Copy out exactly the lines from the one holding "Clone this chart in Apache ECharts." through the one holding "2, 2, 1.5, 1]", ends included; omit images.

- [LISTING]
..............................

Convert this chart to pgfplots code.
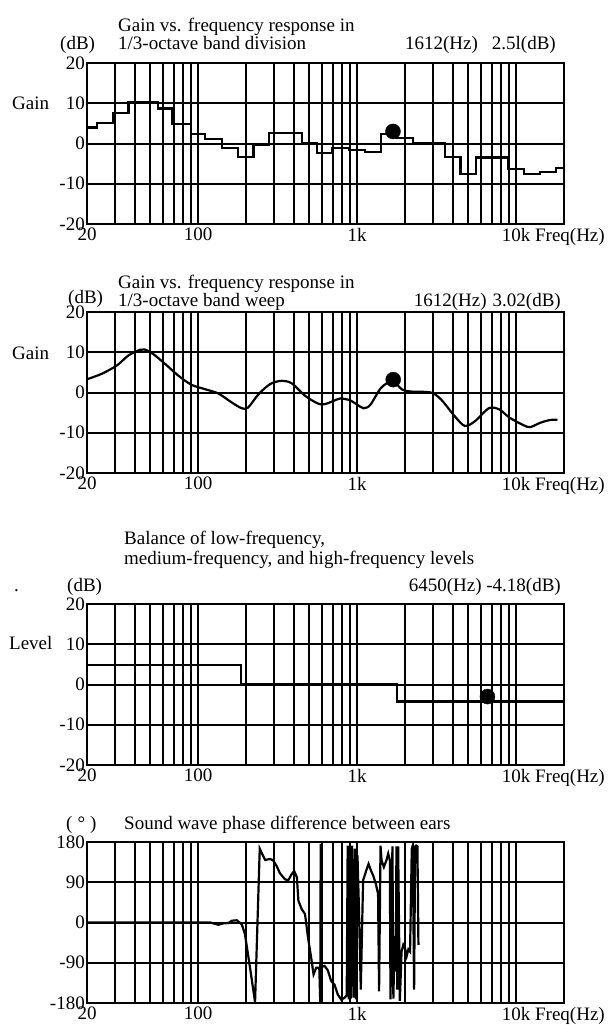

..............................

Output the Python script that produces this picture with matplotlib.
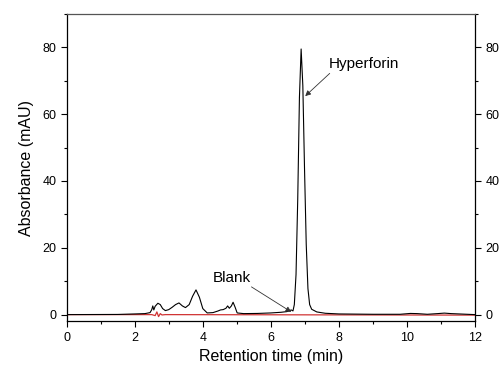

..............................

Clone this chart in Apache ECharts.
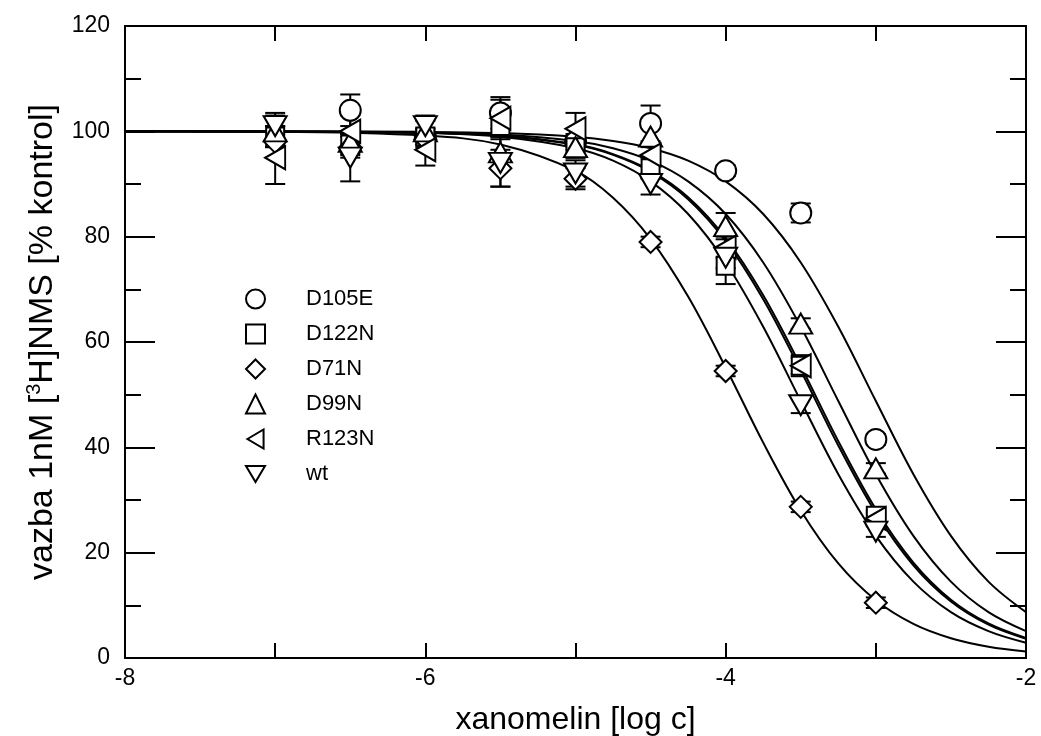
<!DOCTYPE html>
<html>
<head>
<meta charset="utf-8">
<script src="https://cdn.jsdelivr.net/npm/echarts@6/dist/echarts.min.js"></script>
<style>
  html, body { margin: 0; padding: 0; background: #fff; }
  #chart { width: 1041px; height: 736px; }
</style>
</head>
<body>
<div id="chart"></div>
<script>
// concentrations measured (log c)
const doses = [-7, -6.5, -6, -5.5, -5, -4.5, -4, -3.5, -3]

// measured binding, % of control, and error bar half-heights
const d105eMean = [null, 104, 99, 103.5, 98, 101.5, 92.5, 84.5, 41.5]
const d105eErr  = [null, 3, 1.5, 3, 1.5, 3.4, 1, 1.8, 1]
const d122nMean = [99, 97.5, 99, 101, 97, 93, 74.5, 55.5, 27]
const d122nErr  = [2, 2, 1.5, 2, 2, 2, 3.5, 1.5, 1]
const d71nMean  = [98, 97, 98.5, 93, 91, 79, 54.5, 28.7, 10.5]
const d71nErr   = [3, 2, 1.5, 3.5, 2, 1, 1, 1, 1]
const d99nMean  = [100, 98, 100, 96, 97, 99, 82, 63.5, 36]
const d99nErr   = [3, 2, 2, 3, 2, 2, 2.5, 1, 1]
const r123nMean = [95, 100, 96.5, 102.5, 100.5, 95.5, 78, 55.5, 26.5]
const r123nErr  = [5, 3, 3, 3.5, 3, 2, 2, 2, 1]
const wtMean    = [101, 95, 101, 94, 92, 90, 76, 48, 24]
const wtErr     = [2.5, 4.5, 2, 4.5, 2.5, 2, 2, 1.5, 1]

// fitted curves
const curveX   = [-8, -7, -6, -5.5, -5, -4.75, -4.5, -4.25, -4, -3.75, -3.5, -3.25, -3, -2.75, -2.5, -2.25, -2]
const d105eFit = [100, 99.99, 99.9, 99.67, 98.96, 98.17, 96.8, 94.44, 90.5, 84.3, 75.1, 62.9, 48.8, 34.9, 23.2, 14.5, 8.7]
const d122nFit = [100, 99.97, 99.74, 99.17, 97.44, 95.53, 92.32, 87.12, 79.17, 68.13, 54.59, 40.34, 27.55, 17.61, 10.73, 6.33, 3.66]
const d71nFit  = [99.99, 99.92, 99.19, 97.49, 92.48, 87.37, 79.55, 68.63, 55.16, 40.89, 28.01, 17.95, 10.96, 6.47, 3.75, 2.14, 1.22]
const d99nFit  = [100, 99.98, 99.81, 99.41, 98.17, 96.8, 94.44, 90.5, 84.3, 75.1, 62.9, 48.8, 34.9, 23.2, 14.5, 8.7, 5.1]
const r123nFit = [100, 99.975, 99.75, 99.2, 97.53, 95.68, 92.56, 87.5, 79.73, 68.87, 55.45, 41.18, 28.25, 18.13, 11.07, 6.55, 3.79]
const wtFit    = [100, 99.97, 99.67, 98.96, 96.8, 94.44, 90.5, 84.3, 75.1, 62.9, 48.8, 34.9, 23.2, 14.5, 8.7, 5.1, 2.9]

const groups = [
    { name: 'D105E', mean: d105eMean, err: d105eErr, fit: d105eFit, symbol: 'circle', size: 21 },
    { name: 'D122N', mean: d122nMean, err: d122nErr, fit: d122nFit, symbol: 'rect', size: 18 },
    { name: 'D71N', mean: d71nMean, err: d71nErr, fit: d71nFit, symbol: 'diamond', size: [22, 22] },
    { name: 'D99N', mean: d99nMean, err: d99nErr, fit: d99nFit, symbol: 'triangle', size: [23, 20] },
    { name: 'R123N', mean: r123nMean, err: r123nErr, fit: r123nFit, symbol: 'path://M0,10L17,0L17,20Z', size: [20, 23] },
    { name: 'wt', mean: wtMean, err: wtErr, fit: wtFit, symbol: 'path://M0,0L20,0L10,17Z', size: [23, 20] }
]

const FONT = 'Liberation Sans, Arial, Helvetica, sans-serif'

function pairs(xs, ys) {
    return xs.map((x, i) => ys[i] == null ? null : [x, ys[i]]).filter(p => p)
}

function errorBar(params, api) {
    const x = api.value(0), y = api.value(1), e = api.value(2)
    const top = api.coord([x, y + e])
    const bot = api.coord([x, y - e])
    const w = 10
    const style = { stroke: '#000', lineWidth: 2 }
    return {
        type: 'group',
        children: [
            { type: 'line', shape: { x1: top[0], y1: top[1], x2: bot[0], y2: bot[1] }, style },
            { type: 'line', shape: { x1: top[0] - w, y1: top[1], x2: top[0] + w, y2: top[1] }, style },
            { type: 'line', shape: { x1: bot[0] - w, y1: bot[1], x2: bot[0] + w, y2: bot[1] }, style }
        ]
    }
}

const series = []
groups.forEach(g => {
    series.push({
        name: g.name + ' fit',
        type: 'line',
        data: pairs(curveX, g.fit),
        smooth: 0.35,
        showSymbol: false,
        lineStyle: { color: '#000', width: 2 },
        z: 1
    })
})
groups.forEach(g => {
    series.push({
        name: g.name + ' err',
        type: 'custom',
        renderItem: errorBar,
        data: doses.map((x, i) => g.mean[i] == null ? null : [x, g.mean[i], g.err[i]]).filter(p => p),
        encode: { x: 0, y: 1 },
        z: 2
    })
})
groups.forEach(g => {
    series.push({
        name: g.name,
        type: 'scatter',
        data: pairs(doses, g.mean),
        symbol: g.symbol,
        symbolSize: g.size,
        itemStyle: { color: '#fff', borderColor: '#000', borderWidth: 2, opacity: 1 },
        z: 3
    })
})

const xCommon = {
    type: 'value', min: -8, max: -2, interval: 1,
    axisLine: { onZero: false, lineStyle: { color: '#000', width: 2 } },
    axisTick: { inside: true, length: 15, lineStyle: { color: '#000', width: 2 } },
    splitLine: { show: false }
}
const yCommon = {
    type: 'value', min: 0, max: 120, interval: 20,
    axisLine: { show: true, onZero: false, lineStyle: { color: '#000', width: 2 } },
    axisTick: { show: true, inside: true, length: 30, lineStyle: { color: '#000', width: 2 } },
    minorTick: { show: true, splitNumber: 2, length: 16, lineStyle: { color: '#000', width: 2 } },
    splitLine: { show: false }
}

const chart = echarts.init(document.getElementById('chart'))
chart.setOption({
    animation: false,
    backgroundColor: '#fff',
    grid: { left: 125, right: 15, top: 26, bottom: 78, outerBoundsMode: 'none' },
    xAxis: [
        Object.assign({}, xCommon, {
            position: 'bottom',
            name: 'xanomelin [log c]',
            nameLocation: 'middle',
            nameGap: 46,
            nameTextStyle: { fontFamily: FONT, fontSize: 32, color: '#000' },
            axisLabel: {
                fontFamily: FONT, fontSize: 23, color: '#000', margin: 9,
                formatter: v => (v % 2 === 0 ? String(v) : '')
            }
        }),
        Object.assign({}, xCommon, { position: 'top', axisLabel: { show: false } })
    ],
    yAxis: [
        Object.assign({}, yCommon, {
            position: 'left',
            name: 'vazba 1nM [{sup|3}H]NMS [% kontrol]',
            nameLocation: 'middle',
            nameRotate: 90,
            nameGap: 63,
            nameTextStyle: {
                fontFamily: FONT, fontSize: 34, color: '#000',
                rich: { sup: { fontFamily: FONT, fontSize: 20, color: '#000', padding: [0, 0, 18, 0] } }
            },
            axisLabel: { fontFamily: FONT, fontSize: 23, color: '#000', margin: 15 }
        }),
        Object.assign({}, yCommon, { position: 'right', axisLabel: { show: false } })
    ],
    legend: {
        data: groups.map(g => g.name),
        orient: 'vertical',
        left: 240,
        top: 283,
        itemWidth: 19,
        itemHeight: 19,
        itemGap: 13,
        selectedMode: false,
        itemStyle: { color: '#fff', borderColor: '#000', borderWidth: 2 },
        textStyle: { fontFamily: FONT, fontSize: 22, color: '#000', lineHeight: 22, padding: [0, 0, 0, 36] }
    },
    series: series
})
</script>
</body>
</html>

..............................

- [WRITTEN SOLUTION]
Clone this chart in Apache ECharts.
<!DOCTYPE html>
<html>
<head>
<meta charset="utf-8">
<script src="https://cdn.jsdelivr.net/npm/echarts@6/dist/echarts.min.js"></script>
<style>
  html, body { margin: 0; padding: 0; background: #fff; }
  #chart { width: 1041px; height: 736px; }
</style>
</head>
<body>
<div id="chart"></div>
<script>
// concentrations measured (log c)
const doses = [-7, -6.5, -6, -5.5, -5, -4.5, -4, -3.5, -3]

// measured binding, % of control, and error bar half-heights
const d105eMean = [null, 104, 99, 103.5, 98, 101.5, 92.5, 84.5, 41.5]
const d105eErr  = [null, 3, 1.5, 3, 1.5, 3.4, 1, 1.8, 1]
const d122nMean = [99, 97.5, 99, 101, 97, 93, 74.5, 55.5, 27]
const d122nErr  = [2, 2, 1.5, 2, 2, 2, 3.5, 1.5, 1]
const d71nMean  = [98, 97, 98.5, 93, 91, 79, 54.5, 28.7, 10.5]
const d71nErr   = [3, 2, 1.5, 3.5, 2, 1, 1, 1, 1]
const d99nMean  = [100, 98, 100, 96, 97, 99, 82, 63.5, 36]
const d99nErr   = [3, 2, 2, 3, 2, 2, 2.5, 1, 1]
const r123nMean = [95, 100, 96.5, 102.5, 100.5, 95.5, 78, 55.5, 26.5]
const r123nErr  = [5, 3, 3, 3.5, 3, 2, 2, 2, 1]
const wtMean    = [101, 95, 101, 94, 92, 90, 76, 48, 24]
const wtErr     = [2.5, 4.5, 2, 4.5, 2.5, 2, 2, 1.5, 1]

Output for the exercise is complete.